# The scariest loyal chapter ever, believe me....



## GermKeeper (May 5, 2015)

So, here it is. I created this a few weeks ago and posted it already somewhere else, but the "somewhere else" is pretty dead, so i hope you might enjoy the nightmares it will bring you... :scare:




*The Stiff Brotherhood*

--loyal to the "fabulous" Emperor"--
--Homeworld: Queerus Prime (Christopher Street Sector)--
--Monastery: Brokeback Mountain--
--Notable campaigns: You don`t want to know---
--Hate Slaanesh because he never had his coming-out--
--Train their skills in darkrooms only--
--Favoured close combat technique: Powerfisting--
--Cover their bolter rounds in lubricant--
--Always attack from behind--










​


----------



## Serpion5 (Mar 19, 2010)

From someone who regularly hangs around furries, this seems pretty tame. 
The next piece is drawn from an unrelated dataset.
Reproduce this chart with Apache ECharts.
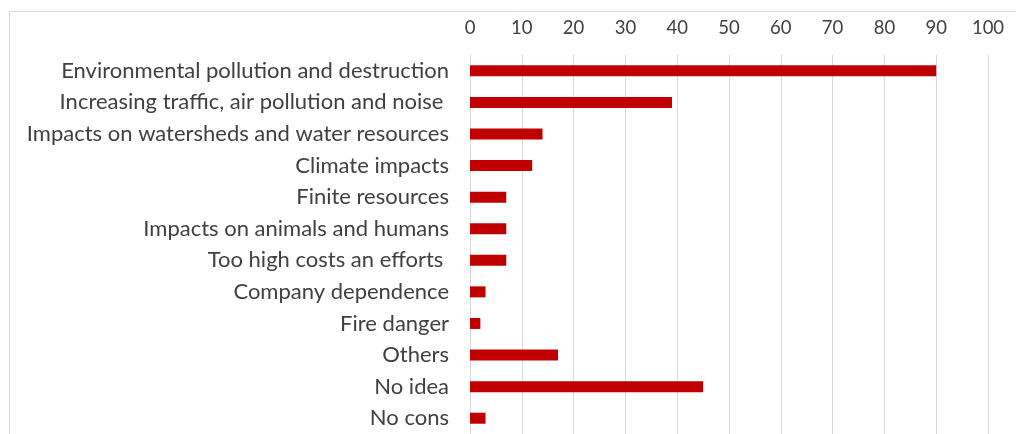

It was a good effort though.


----------



## morfangdakka (Dec 31, 2006)

We already have the rainbow Marines. And that red total clashes with that purple so get back in that closet and come out with something more stylish and sparkly. Sparkles are good.


----------



## Haskanael (Jul 5, 2011)

sooo. a chapter that is as stereotypically gay and "wrong" as possible. nice try. reminds me of 70s.. so here's the challange, either follow morfangs instructions or make an entire chapters worth of marines that look exactly like the "example" you put up. good luck, and dont forget to show progress.


----------



## Battman (Nov 2, 2012)

HA well done was actually thinking it might be some nasty black dragon artwork they can be very scary.


----------



## Tawa (Jan 10, 2010)

And there was me hoping this thread had died unremembered.......


----------